Progress For Progressives?

Many thought these midterms might elicit a shift to the left in US politics. This reality has not played out however. Whilst the victory of left candidates like Ocasio-Cortez or Pressley was a cakewalk, this trend didn’t stretch beyond the “Blue Wall” of the northeast. Candidates seen as new progressive Democrats failed in states like Texas, Georgia and Florida. The latter is of particular note as it’s the famous bellwether state that often ends up deciding presidential elections. Trump-esque Ron DeSanctis’ victory over Democratic “progressive” Andrew Gillum in the Governor race bodes badly for an American socialist shift.
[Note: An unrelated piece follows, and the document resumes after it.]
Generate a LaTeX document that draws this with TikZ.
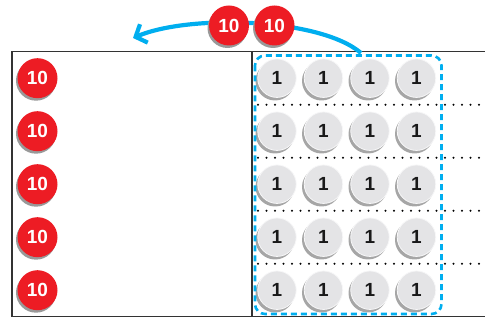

Blue Wave, More Like Blue Ripple

Overall, expectations did not match reality. Many thought a blue wave, driven by a desire to frustrate Trump’s agenda, would overcome the country. This did not materialise. Whilst Democrats won the House and flipped several Governor positions, they are on track to lose four Senate seats. They also failed to win races in many of the tossup states, like Florida and Georgia. Trump certainly hasn’t been immobilised to say the least.

There are reasons for hope for Democrats however. Not only have they swept the House winning, so far, at least 225 seats, but they look set to flip 35, many of these were in staunchly Republican regions like Oklahoma. Their chances in the senate were always slim too. Because of the staggered Senate elections timeline they needed 28 of 33 seats up for election to win a majority. It’s also worth noting Democrats won back a lot of ground in Midwest, especially governor roles from strong conservatives in Kansas and Wisconsin. This was a region thought lost to the Democrats after haemorrhaging votes there in 2016. Maybe the future is blue in America’s heartland?

Andrew Kersley is Coeditor of Warwick Globalist’s Politics and Economics Section and is a third year History student.